I am sure when more and more skills and feats are implemented, that our possible choices will become so many, that "waiting 3 weeks for that next increment in some Bow attack skill" becomes just another choice, rather then our "only" choice (which is still somewhat true for pure crafters, I think).
|DeciusBrutus Goblinworks Executive Founder|
In EVE, you earn skill points in real time by picking a skill to train and working until it's finished training. So the only way to get skill points is to be actively training a skill. You can "pause" that training and starting training something else but that doesn't rebate the skill points accumulated for that skill that you paused.
In Pathfinder Online you gain XP in realtime into a bank. You can then spend that XP any time you want to acquire a Feat.
Without the achievement gates, people would allow characters to accumulate XP for a very long time, and those characters would be extraordinarily valuable on the secondary market, because without the gates, you could buy one, and immediately acquire exactly the right Feats required for any needful purpose without any delay whatsoever. Those characters would become "magic bullet" solutions to many in-game problems.
With the gates you have to spend some time actually playing the game in order to advance your Feat training, in addition to just having the XP.
Running the math; the cost of such a character would be (rounding) $150/year.
After four years the speculator would have $600 invested for four years; expecting a 10% return per year he insists on $900 for the character.

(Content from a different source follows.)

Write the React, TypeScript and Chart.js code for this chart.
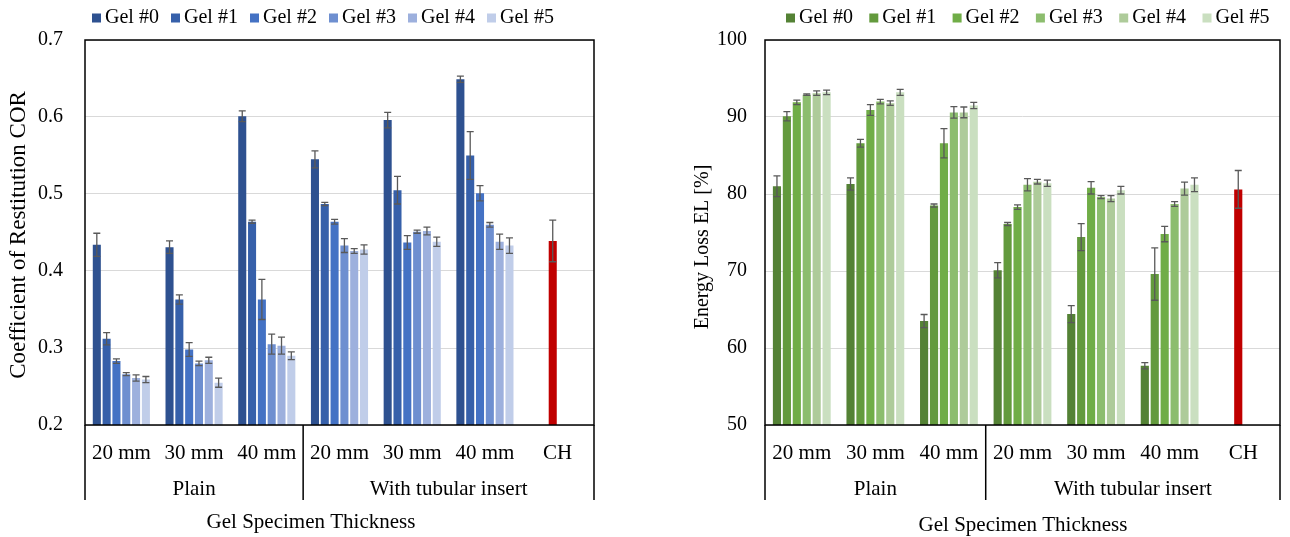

That seems like it would likely sell pretty quickly.
But a different speculator sees the writing on the wall, and also invests heavily in grinding those characters. After spending three months' worth of XP and getting lots of skills to a minimum level, he pays someone to grind out the acheivements.
Assuming that nobody bans the six accounts who grind out the achievements in the easiest way possible (right now it would be stabbing the starter goblins), I figure that the speculator could manage to only double the cost of XP and get one rank-10 achievement per month.
Let's say that after four years, the speculator wants to sell six characters that he has $1200 each invested in; is it reasonable that there will be people in four years who are willing to pay as much as people today are willing to pay for a tavern?
I bet there will be.
I'm not going to speculate in characters for sale, because I am at the point that I do not prefer to have more money and more headaches. However, I am willing to keep a stable of characters accumulating XP. Knowing that achievement points are expected to slow me down later, I might start looking for ways to get those points now.